DATA SUPPLIED:
※
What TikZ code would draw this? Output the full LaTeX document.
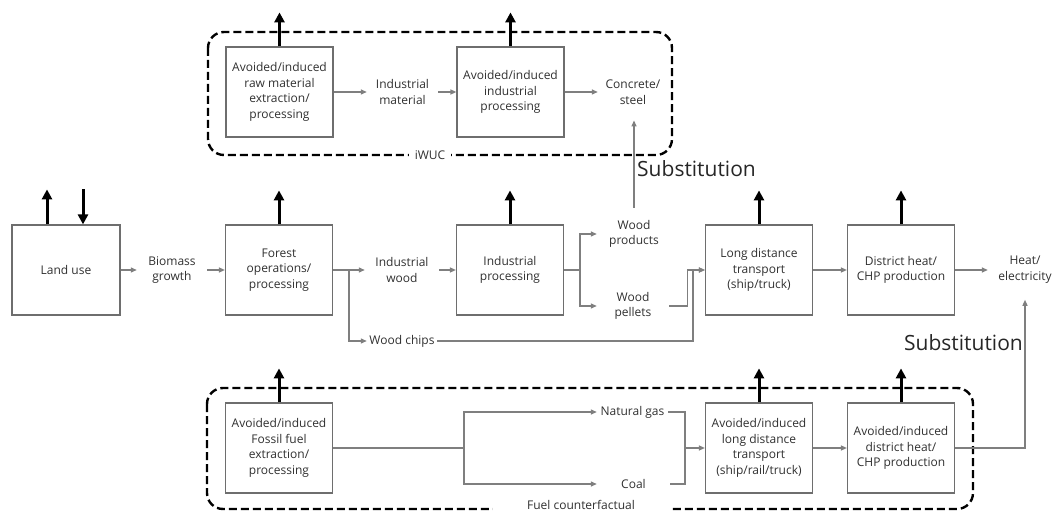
※
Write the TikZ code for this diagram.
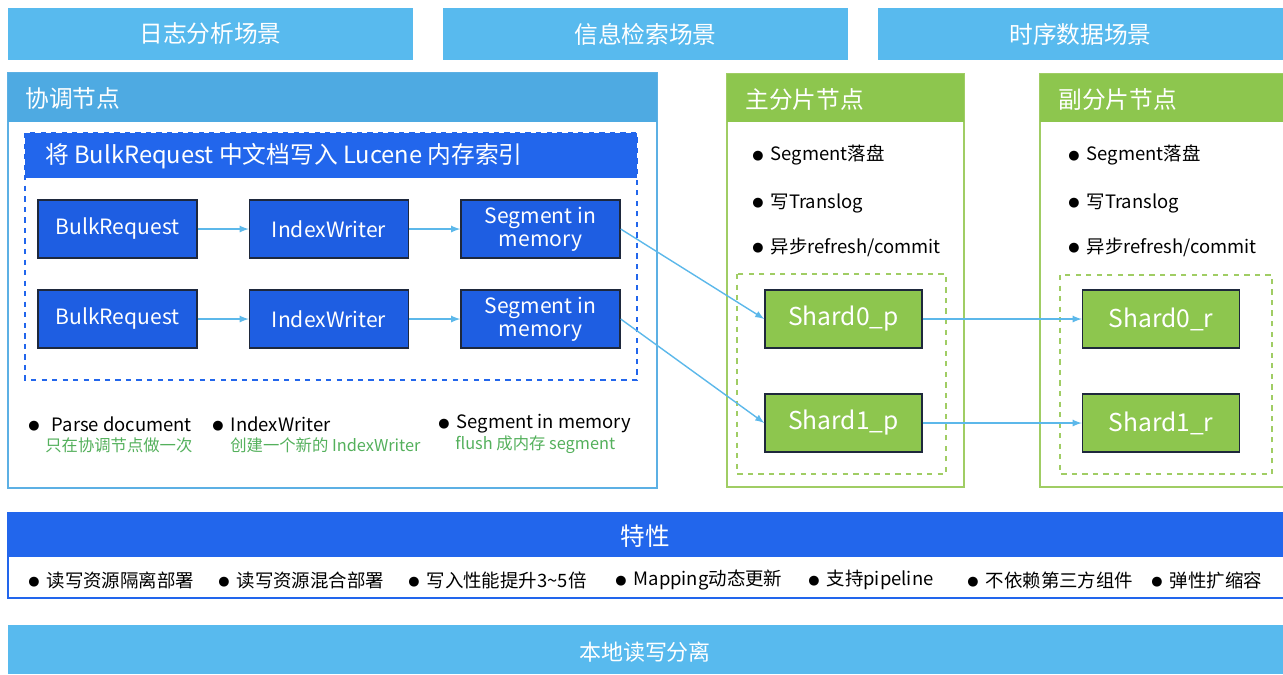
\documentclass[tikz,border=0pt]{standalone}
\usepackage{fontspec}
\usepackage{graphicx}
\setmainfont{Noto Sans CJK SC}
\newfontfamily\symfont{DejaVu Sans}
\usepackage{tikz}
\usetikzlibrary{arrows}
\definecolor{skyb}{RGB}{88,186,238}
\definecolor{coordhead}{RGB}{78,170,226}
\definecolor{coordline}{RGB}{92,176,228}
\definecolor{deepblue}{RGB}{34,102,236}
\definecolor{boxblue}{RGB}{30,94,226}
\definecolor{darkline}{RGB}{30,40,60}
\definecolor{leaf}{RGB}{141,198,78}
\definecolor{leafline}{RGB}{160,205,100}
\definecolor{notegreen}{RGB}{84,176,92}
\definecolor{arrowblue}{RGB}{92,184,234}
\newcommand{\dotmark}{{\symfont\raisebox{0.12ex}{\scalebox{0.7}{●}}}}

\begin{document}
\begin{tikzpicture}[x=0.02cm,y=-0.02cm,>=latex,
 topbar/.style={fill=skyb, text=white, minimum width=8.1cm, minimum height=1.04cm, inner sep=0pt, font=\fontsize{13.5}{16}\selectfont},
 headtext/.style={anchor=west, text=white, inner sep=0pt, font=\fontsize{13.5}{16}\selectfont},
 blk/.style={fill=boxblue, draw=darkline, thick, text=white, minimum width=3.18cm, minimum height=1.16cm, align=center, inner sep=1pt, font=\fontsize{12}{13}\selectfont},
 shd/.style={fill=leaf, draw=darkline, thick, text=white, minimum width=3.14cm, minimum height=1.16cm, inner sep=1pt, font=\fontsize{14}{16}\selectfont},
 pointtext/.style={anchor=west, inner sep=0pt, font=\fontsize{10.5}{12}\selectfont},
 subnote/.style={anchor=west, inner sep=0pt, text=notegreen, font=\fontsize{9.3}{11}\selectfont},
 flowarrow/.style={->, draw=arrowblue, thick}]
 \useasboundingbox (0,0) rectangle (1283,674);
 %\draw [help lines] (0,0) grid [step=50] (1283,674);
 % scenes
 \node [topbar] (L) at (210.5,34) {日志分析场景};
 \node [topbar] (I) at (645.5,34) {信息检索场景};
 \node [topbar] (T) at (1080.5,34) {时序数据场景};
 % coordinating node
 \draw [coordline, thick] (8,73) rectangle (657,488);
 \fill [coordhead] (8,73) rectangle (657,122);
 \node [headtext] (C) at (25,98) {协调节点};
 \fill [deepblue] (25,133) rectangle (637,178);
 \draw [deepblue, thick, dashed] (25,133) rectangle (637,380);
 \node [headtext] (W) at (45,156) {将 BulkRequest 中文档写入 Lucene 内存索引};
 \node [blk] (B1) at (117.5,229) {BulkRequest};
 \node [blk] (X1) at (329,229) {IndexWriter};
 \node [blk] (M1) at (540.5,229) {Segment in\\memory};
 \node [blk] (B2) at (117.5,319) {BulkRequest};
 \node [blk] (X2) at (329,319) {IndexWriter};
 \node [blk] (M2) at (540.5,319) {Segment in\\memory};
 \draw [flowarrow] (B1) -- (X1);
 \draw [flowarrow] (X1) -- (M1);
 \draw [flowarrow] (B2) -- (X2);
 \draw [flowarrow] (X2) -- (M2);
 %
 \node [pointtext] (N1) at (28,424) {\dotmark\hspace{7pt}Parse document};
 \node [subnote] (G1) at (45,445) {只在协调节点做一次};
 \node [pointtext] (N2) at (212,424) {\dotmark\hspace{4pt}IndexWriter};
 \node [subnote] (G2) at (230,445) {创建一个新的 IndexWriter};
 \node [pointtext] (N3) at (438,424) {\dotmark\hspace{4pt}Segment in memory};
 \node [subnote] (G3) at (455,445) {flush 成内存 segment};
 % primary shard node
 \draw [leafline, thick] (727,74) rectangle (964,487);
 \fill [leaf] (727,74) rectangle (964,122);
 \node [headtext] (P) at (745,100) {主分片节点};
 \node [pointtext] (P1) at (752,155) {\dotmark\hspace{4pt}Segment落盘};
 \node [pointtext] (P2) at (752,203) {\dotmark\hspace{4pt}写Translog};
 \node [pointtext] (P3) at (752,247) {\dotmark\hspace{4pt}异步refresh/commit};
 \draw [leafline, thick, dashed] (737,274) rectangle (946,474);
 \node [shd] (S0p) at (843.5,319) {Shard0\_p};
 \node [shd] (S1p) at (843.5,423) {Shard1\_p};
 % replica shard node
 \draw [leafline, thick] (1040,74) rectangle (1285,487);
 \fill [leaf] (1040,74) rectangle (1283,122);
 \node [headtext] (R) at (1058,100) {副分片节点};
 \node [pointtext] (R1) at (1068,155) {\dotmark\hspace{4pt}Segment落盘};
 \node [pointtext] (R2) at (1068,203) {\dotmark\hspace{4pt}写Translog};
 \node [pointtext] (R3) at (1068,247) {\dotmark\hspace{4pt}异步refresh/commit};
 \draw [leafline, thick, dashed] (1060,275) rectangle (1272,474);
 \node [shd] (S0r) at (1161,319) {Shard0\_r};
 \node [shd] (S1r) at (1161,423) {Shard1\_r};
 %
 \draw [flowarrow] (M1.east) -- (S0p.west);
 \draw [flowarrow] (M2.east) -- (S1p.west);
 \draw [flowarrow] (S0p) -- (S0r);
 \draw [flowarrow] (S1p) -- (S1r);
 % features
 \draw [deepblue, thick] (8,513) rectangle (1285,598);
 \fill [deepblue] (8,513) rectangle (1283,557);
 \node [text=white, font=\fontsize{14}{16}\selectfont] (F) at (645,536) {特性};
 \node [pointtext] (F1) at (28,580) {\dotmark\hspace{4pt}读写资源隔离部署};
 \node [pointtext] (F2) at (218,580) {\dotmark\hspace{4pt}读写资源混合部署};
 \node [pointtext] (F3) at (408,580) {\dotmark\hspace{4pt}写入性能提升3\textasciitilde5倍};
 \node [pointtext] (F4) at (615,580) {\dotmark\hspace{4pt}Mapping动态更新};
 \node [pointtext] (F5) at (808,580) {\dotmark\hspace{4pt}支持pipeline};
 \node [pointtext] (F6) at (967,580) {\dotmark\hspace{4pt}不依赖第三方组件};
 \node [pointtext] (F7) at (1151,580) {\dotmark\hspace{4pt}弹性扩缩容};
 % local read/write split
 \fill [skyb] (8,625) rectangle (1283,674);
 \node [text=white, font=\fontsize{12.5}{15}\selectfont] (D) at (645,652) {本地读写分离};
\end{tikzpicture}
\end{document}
※
STATED TASK:
Pick out and copy the lines of the entries that hold the string "code".

ANSWER TO THE TASK:
What TikZ code would draw this? Output the full LaTeX document.
Write the TikZ code for this diagram.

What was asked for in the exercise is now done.